KeyBank Acquisition – A shift in company strategy
Scotiabank’s recent agreement to acquire a 14.9% stake in KeyCorp signals a notable shift in the company’s expansion strategy. This move marks a departure from Scotiabank’s typical focus on growth outside North America.
Historically, Scotiabank has targeted international markets, particularly in Latin America and the Caribbean. However, the KeyBank acquisition suggests a newfound interest in the United States banking sector.
This strategic pivot could be seen as a response to changing global economic conditions. By investing in KeyCorp, Scotiabank diversifies its portfolio a bit, becoming less reliant on international markets.
The US$2.8 billion investment in KeyCorp may offer Scotiabank several advantages:
- Access to KeyBank’s established US customer base
- Exposure to the US retail and commercial banking sectors
- Potential for knowledge sharing and technological synergies
It’s worth noting that this acquisition comes at a time when US regional banks have faced challenges. Scotiabank’s decision to invest in KeyCorp could be seen as a vote of confidence in the American banking system.
The dividend – Company at risk of losing Aristocrat status
Bank of Nova Scotia’s dividend status is on shaky ground. The company hasn’t raised its dividends since early 2023, putting its prestigious Aristocrat status at risk.
If Scotiabank doesn’t increase its dividend in 2024, it could lose this coveted title. This situation is concerning for income-focused investors who rely on consistent dividend growth.
The bank’s current payout ratio sits at a hefty 75%. For financial institutions, this high percentage isn’t ideal. It leaves little room for reinvestment in the business or to cushion against economic downturns.
Given the lacklustre earnings projections for Scotiabank, the bank might need to prioritize financial stability over dividend growth in the near term. The last thing you want to do is raise the dividend at a 75%~ payout ratio and report flat earnings for a year or two. It leaves little room for error.
Investors should be prepared for the possibility that Scotiabank may hold off on dividend increases. I would be surprised if they raised the dividend in Q4, but they possibly could by a very small amount to maintain their Aristocrat status.
The current dividend yield of 6%~ is certainly attractive. However, without consistent growth, it may not be enough to offset the risks associated with the high payout ratio and uncertain economic conditions.
Still not enough to convince me there has been a turnaround
The Bank of Nova Scotia’s recent performance hasn’t quite turned the corner yet. While the stock has shown some resilience, I wouldn’t be rushing out to buy it.
That said, it’s certainly performed much better than its competitors Toronto Dominion and Bank of Montreal over the last year.
I prefer Canadian banks like Royal Bank and National Bank. To me, they offer a more compelling investment opportuny.
These institutions have demonstrated stronger domestic operations and more consistent growth strategies.
BNS’s international expansion, particularly in Latin America, hasn’t yielded the expected returns.

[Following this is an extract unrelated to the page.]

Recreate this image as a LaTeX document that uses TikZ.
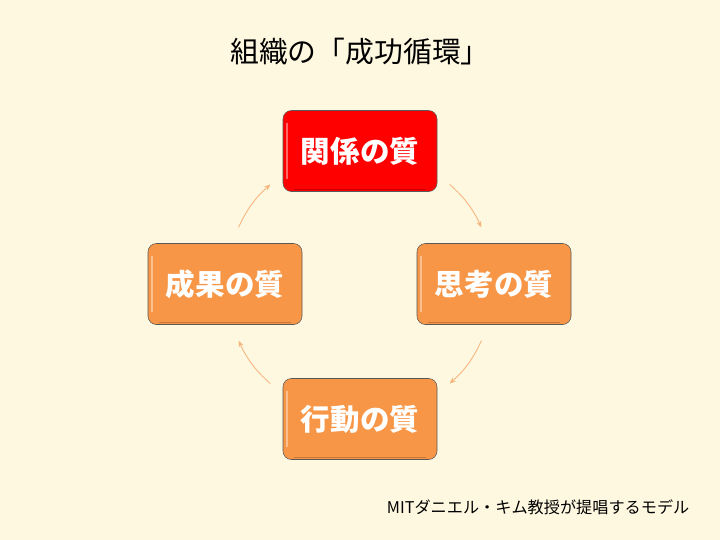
\documentclass[tikz,border=0pt]{standalone}
\usepackage{fontspec}
\setmainfont{Noto Sans CJK JP}
\usepackage{xcolor}
\usepackage{tikz}
\usetikzlibrary{positioning,arrows.meta,calc}
\definecolor{bgcream}{RGB}{254, 248, 224}
\definecolor{boxorange}{RGB}{247, 150, 70}
\definecolor{boxred}{RGB}{255, 0, 0}
\definecolor{arcorange}{RGB}{247, 180, 125}

\begin{document}
\begin{tikzpicture}[
    qualbox/.style={rectangle, rounded corners=6pt, draw=black!65, thin, fill=boxorange, minimum width=3.85cm, minimum height=2.025cm, inner sep=2pt, text=white, font=\fontsize{21}{25}\selectfont\bfseries,
        path picture={\draw[white, opacity=0.4, line width=1.4pt, rounded corners=4pt] ([xshift=3pt,yshift=-9pt]path picture bounding box.north west) -- ([xshift=3pt,yshift=9pt]path picture bounding box.south west);
                      \draw[black, opacity=0.2, line width=1.2pt] ([xshift=8pt,yshift=1.5pt]path picture bounding box.south west) -- ([xshift=-8pt,yshift=1.5pt]path picture bounding box.south east);}},
    keybox/.style={qualbox, fill=boxred},
    cycle/.style={draw=arcorange, line width=0.6pt, -{Stealth[length=4.5pt,width=3.5pt]}}
]

% Background and frame
\fill[bgcream] (0,0) rectangle (18,-13.5);
\useasboundingbox (0,0) rectangle (18,-13.5);

% Title
\node[font=\fontsize{20.5}{24}\selectfont] (title) at (9,-1.3) {組織の「成功循環」};

% Four qualities
\node[keybox]  (relation) at (9,-3.775)    {関係の質};
\node[qualbox] (thinking) at (12.35,-7.1)  {思考の質};
\node[qualbox] (action)   at (9,-10.475)   {行動の質};
\node[qualbox] (result)   at (5.625,-7.1)  {成果の質};

% Arc end points on the cycle circle
\coordinate (hub) at (9,-7.1);
\coordinate (a1) at ($(hub)+(48:3.35)$);
\coordinate (a2) at ($(hub)+(25:3.35)$);
\coordinate (b1) at ($(hub)+(-25:3.35)$);
\coordinate (b2) at ($(hub)+(-48:3.35)$);
\coordinate (c1) at ($(hub)+(228:3.35)$);
\coordinate (c2) at ($(hub)+(205:3.35)$);
\coordinate (d1) at ($(hub)+(155:3.35)$);
\coordinate (d2) at ($(hub)+(132:3.35)$);

% Cycle arrows
\draw[cycle] (a1) to[bend left=11.5] (a2);
\draw[cycle] (b1) to[bend left=11.5] (b2);
\draw[cycle] (c1) to[bend left=11.5] (c2);
\draw[cycle] (d1) to[bend left=11.5] (d2);

% Source note
\node[anchor=west, font=\fontsize{11.5}{14}\selectfont] (note) at (9.55,-12.675) {MITダニエル・キム教授が提唱するモデル};

\end{tikzpicture}
\end{document}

This has put pressure on the bank’s overall growth and profitability compared to its peers, and it is not a hole they can dig out of very fast.
Investors might find better value and growth prospects with other Canadian banking stocks at this time. However, all that said, I am keeping an eye on the company’s quarterly earnings over the next bit here, as there are signs it is starting somewhat of a turnaround. Just not enough to convince me to buy yet.